A Textual Analysis of Barack Obama’s Campaign Discourse Regarding His Race

A Textual Analysis of Barack Obama’s Campaign Discourse Regarding His Race

Butler University, Indianapolis, Indiana
April 2011
44 pages

Andrea Dawn Andrews

This study is a textual analysis of Barack Obama’s nine most noteworthy speeches from 2004 to 2009 during his rise to prominence and presidential campaign. Because Obama was considered an inspiring speaker and because he was the first African American to win either a major party’s presidential nomination or a general presidential election, this study examines how Obama’s use of language about his race may have contributed to his success. Previous research has shown that use of six rhetorical devices resonates with the American people: abstraction, democratic speech conversational speech, valence messages, conciliatory messages and imagery. The study analyzed Obama’s speeches for use of these devices in relation to his race. In the nine speeches studied, Obama addressed his race twenty-nine times and used all six rhetorical devices frequently when doing so. Recurring themes he discussed using these devices were the American dream, heritage and family, and unity.

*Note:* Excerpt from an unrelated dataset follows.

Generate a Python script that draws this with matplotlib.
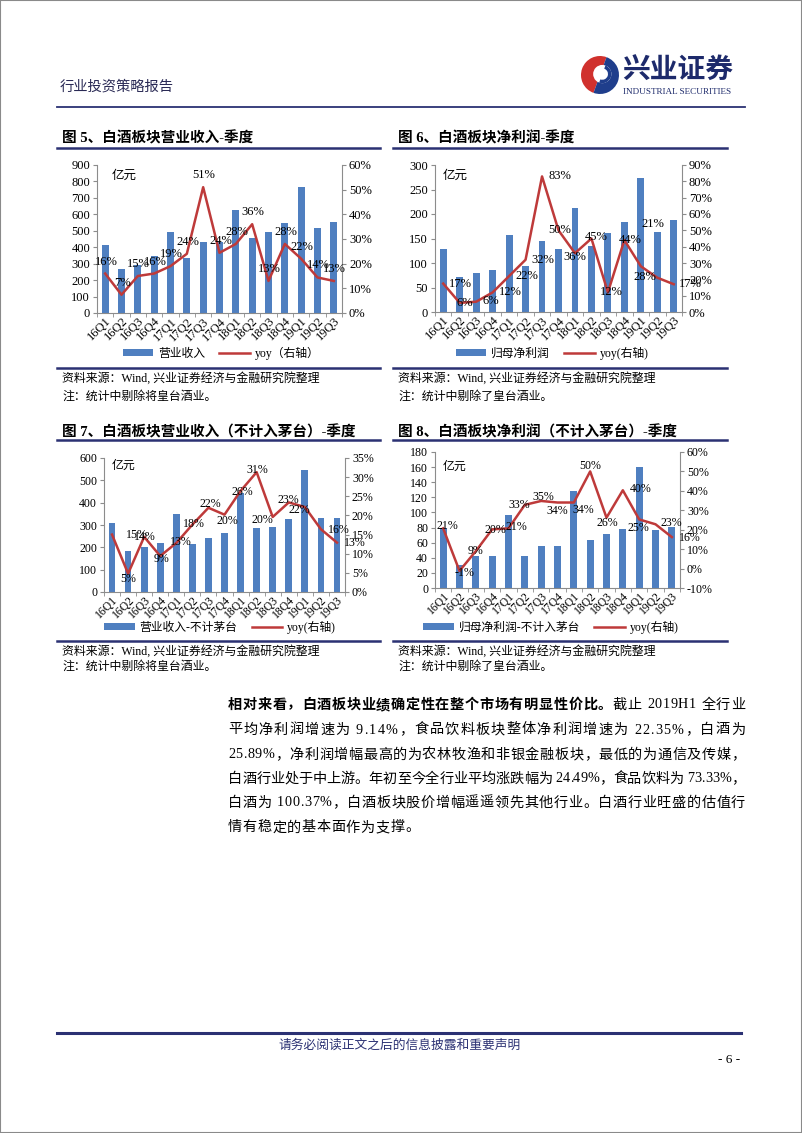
import matplotlib
matplotlib.use('Agg')
import matplotlib.pyplot as plt
from matplotlib.lines import Line2D
from matplotlib.patches import Rectangle, Wedge, Circle, Patch
import numpy as np

plt.rcParams['font.family'] = ['Liberation Serif', 'Noto Sans CJK SC']
plt.rcParams['axes.unicode_minus'] = False

W, H = 802, 1133
fig = plt.figure(figsize=(W / 100, H / 100), dpi=100)

# ---------------- data ----------------
quarters = ['16Q1', '16Q2', '16Q3', '16Q4', '17Q1', '17Q2', '17Q3', '17Q4',
            '18Q1', '18Q2', '18Q3', '18Q4', '19Q1', '19Q2', '19Q3']

revenue = [411, 269, 292, 344, 490, 334, 433, 430, 627, 455, 490, 550, 769, 516, 553]
revenue_yoy = [16.0, 7.4, 15.0, 16.0, 19.0, 24.0, 51.0, 24.4, 28.0, 36.0, 13.0, 28.0, 22.0, 14.4, 13.0]

profit = [128, 72, 79, 85, 157, 93, 145, 129, 213, 135, 162, 184, 273, 164, 188]
profit_yoy = [17.4, 5.6, 6.3, 12.0, 22.0, 32.0, 83.0, 50.0, 36.0, 45.0, 12.0, 44.0, 28.0, 21.0, 17.0]

revenue_ex = [310, 184, 200, 219, 351, 216, 243, 264, 445, 285, 291, 325, 545, 333, 330]
revenue_ex_yoy = [15.0, 4.8, 14.4, 9.4, 12.8, 17.6, 22.0, 20.2, 26.4, 31.3, 19.6, 23.4, 22.2, 16.4, 12.9]

profit_ex = [79, 31, 42, 42, 96, 42, 56, 56, 128, 63, 71, 78, 160, 77, 81]
profit_ex_yoy = [20.7, -1.2, 9.0, 20.2, 20.7, 32.8, 34.8, 34.0, 34.0, 50.0, 26.2, 40.3, 25.3, 22.8, 16.2]

# ---------------- styles ----------------
NAVY = '#2B3173'
BLUE = '#4F7FC0'
RED = '#BE3A3A'
GRAY = '#8C8C8C'


def fx(x):
    return x / W


def fy(y):
    return 1 - y / H


def hline(y, x0, x1, lw=1.5, color=NAVY):
    fig.add_artist(Line2D([fx(x0), fx(x1)], [fy(y), fy(y)], lw=lw, color=color))


def ftext(x, y, s, **kw):
    kw.setdefault('va', 'center')
    return fig.text(fx(x), fy(y), s, **kw)


# per-point label offsets in pixels (dx, dy up)
off5 = [(1, 12)] * 15
off6 = [(17, 0), (5, 0), (15, 1), (18, 0), (18, 0), (17, 0), (18, 0), (1, 0),
        (0, -4), (5, 1), (3, 0), (6, 0), (4, -11), (-4, 54), (17, 0)]
off7 = [(25, 0), (0, -5), (1, 0), (1, -3), (5, 1), (2, 1), (2, 4), (3, -6),
        (2, -1), (1, 2), (-10, -3), (0, 2), (-6, -3), (18, -1), (18, 0)]
off8 = [(4, 2), (5, -2), (0, 0), (3, -1), (8, 1), (-6, 0), (2, 4), (0, -8),
        (9, -7), (0, 5), (1, -5), (18, 1), (-1, -9), (16, 1), (18, -1)]


def chart(box, bars, yoy, lmax, lstep, rmin, rmax, rstep, offsets, unit_pos,
          legend_labels, legend_xy, fs=9, xfs=9):
    x0, y0, x1, y1 = box
    ax = fig.add_axes([fx(x0), fy(y1), (x1 - x0) / W, (y1 - y0) / H])
    ax2 = ax.twinx()
    idx = np.arange(len(quarters))
    ax.bar(idx, bars, width=0.42, color=BLUE, zorder=2)
    ax.set_xlim(-0.5, len(quarters) - 0.5)
    ax.set_ylim(0, lmax)
    ax.set_yticks(np.arange(0, lmax + 1e-9, lstep))
    ax.set_xticks(idx)
    ax.set_xticklabels(quarters, rotation=45, ha='right', va='top',
                       rotation_mode='anchor', fontsize=xfs)
    ax.set_xticks(np.arange(-0.5, len(quarters), 1), minor=True)
    ax.tick_params(axis='x', which='major', length=0, pad=1.5)
    ax.tick_params(axis='x', which='minor', length=3, color=GRAY, direction='out')
    ax.tick_params(axis='y', length=3, color=GRAY, labelsize=fs, pad=2)

    ax2.plot(idx, yoy, color=RED, lw=1.8, zorder=3)
    ax2.set_ylim(rmin, rmax)
    ax2.set_yticks(np.arange(rmin, rmax + 1e-9, rstep))
    ax2.yaxis.set_major_formatter(lambda v, p: f'{v:.0f}%')
    ax2.tick_params(axis='y', length=3, color=GRAY, labelsize=fs, pad=2)

    for a in (ax, ax2):
        a.spines['top'].set_visible(False)
        a.patch.set_visible(False)
    ax.spines['right'].set_visible(False)
    ax2.spines['left'].set_visible(False)
    ax2.spines['bottom'].set_visible(False)
    for s in ('left', 'bottom'):
        ax.spines[s].set_color(GRAY)
    ax2.spines['right'].set_color(GRAY)

    for i, v in enumerate(yoy):
        dx, dy = offsets[i]
        ax2.annotate(f'{v:.0f}%', (i, v), xytext=(dx * 0.72, dy * 0.72),
                     textcoords='offset points', ha='center', va='center',
                     fontsize=fs, zorder=5)

    ax.text(unit_pos[0], unit_pos[1], '亿元', transform=ax.transAxes,
            fontsize=fs, ha='left', va='center')

    handles = [Patch(facecolor=BLUE), Line2D([], [], color=RED, lw=1.8)]
    fig.legend(handles, legend_labels, loc='center',
               bbox_to_anchor=(fx(legend_xy[0]), fy(legend_xy[1])), ncol=2,
               frameon=False, fontsize=8.5, handlelength=2.6, handleheight=0.55,
               handletextpad=0.4, columnspacing=1.2, borderpad=0.1)
    return ax, ax2


# ---------------- page frame / header ----------------
fig.add_artist(Rectangle((0, 0), 1, 1, transform=fig.transFigure, fill=False,
                         edgecolor='#8A8A8A', lw=1.5))

ftext(60, 87, '行业投资策略报告', fontsize=10.3, color='#2A2A55', ha='left')

logo = fig.add_axes([fx(581), fy(94), 38 / W, 38 / H])
logo.set_xlim(-1, 1)
logo.set_ylim(-1, 1)
logo.set_aspect('equal')
logo.axis('off')
logo.add_patch(Wedge((0, 0), 1, 70, 250, facecolor='#D0312D'))
logo.add_patch(Wedge((0, 0), 1, 250, 70, facecolor='#1F3E8C'))
logo.add_patch(Circle((0.12, 0.05), 0.48, facecolor='white'))
logo.add_patch(Wedge((0.12, 0.05), 0.48, 250, 70, facecolor='#1F3E8C', width=0.18))
logo.add_patch(Circle((0.12, 0.05), 0.22, facecolor='white'))

ftext(622, 72, '兴业证券', fontsize=20, fontweight='bold', color='#1D2A6B', ha='left')
ftext(623, 92, 'INDUSTRIAL SECURITIES', fontsize=6.6, color='#1D2A6B', ha='left')

hline(107, 57, 745, lw=1.3)

# ---------------- titles & charts row 1 ----------------
ftext(62, 138, '图 5、白酒板块营业收入-季度', fontsize=10.5, fontweight='bold', ha='left')
ftext(398, 138, '图 6、白酒板块净利润-季度', fontsize=10.5, fontweight='bold', ha='left')
hline(148, 57, 380, lw=1.8)
hline(148, 393, 727, lw=1.8)

chart((97, 165, 342, 313), revenue, revenue_yoy, 900, 100, 0, 60, 10, off5,
      (0.06, 0.925), ['营业收入', 'yoy（右轴）'], (221, 353))
chart((435, 165, 682, 312), profit, profit_yoy, 300, 50, 0, 90, 10, off6,
      (0.03, 0.925), ['归母净利润', 'yoy(右轴)'], (552, 353))

hline(368, 57, 380, lw=1.8)
hline(368, 393, 727, lw=1.8)
src = '资料来源：Wind, 兴业证券经济与金融研究院整理'
ftext(62, 378, src, fontsize=8.6, ha='left')
ftext(62, 397, '注：统计中剔除将皇台酒业。', fontsize=8.6, ha='left')
ftext(398, 378, src, fontsize=8.6, ha='left')
ftext(398, 397, '注：统计中剔除了皇台酒业。', fontsize=8.6, ha='left')

# ---------------- titles & charts row 2 ----------------
ftext(62, 432, '图 7、白酒板块营业收入（不计入茅台）-季度', fontsize=10.5, fontweight='bold', ha='left')
ftext(398, 432, '图 8、白酒板块净利润（不计入茅台）-季度', fontsize=10.5, fontweight='bold', ha='left')
hline(440, 57, 380, lw=1.8)
hline(440, 393, 727, lw=1.8)

chart((104, 458, 345, 592), revenue_ex, revenue_ex_yoy, 600, 100, 0, 35, 5, off7,
      (0.033, 0.94), ['营业收入-不计茅台', 'yoy(右轴)'], (220, 627), fs=8.6, xfs=8.4)
chart((435, 452, 680, 588), profit_ex, profit_ex_yoy, 180, 20, -10, 60, 10, off8,
      (0.03, 0.89), ['归母净利润-不计入茅台', 'yoy(右轴)'], (551, 627), fs=8.6, xfs=8.4)

hline(641, 57, 380, lw=1.8)
hline(641, 393, 727, lw=1.8)
ftext(62, 651, src, fontsize=8.6, ha='left')
ftext(62, 667, '注：统计中剔除将皇台酒业。', fontsize=8.6, ha='left')
ftext(398, 651, src, fontsize=8.6, ha='left')
ftext(398, 667, '注：统计中剔除了皇台酒业。', fontsize=8.6, ha='left')

# ---------------- body paragraph (justified) ----------------
body_lines = [
    [('相对来看，白酒板块业绩确定性在整个市场有明显性价比。', True), ('截止 2019H1 全行业', False)],
    [('平均净利润增速为 9.14%，食品饮料板块整体净利润增速为 22.35%，白酒为', False)],
    [('25.89%，净利润增幅最高的为农林牧渔和非银金融板块，最低的为通信及传媒，', False)],
    [('白酒行业处于中上游。年初至今全行业平均涨跌幅为 24.49%，食品饮料为 73.33%，', False)],
    [('白酒为 100.37%，白酒板块股价增幅遥遥领先其他行业。白酒行业旺盛的估值行', False)],
    [('情有稳定的基本面作为支撑。', False)],
]
line_y = [705, 730, 755, 779, 803, 828]
BX0, BX1 = 228, 745
BFS = 10.2

renderer = fig.canvas.get_renderer()


def char_width(ch, bold):
    if ch == ' ':
        return BFS * 100 / 72 * 0.28
    t = fig.text(0, 0, ch, fontsize=BFS, fontweight='bold' if bold else 'normal')
    w = t.get_window_extent(renderer=renderer).width
    t.remove()
    return w


gaps = []
for li, segs in enumerate(body_lines):
    chars = [(c, b) for s, b in segs for c in s]
    widths = [char_width(c, b) for c, b in chars]
    total = sum(widths)
    if li < len(body_lines) - 1:
        gap = (BX1 - BX0 - total) / (len(chars) - 1)
        gaps.append(gap)
    else:
        gap = np.mean(gaps)
    x = BX0
    for (c, b), w in zip(chars, widths):
        if c != ' ':
            ftext(x, line_y[li], c, fontsize=BFS, fontweight='bold' if b else 'normal',
                  ha='left')
        x += w + gap

# ---------------- footer ----------------
hline(1033, 57, 741, lw=2.2)
ftext(400, 1045, '请务必阅读正文之后的信息披露和重要声明', fontsize=9.2, color=NAVY, ha='center')
ftext(740, 1060, '- 6 -', fontsize=9.5, ha='right')

fig.savefig('out.png', dpi=100)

His overarching message about his race was that racial differences and a negative history of race relations could be overcome because the U.S. is a land of possibility, and he offered himself as proof of that idea. Previous research shows that the rhetorical devices Obama used to present this message about his race are those that would have helped him connect with his audience and appeal to the public. Thus, Obama’s use of rhetorical devices and presentation of a positive message about his race may have helped him win votes to become the first African American president of the United States.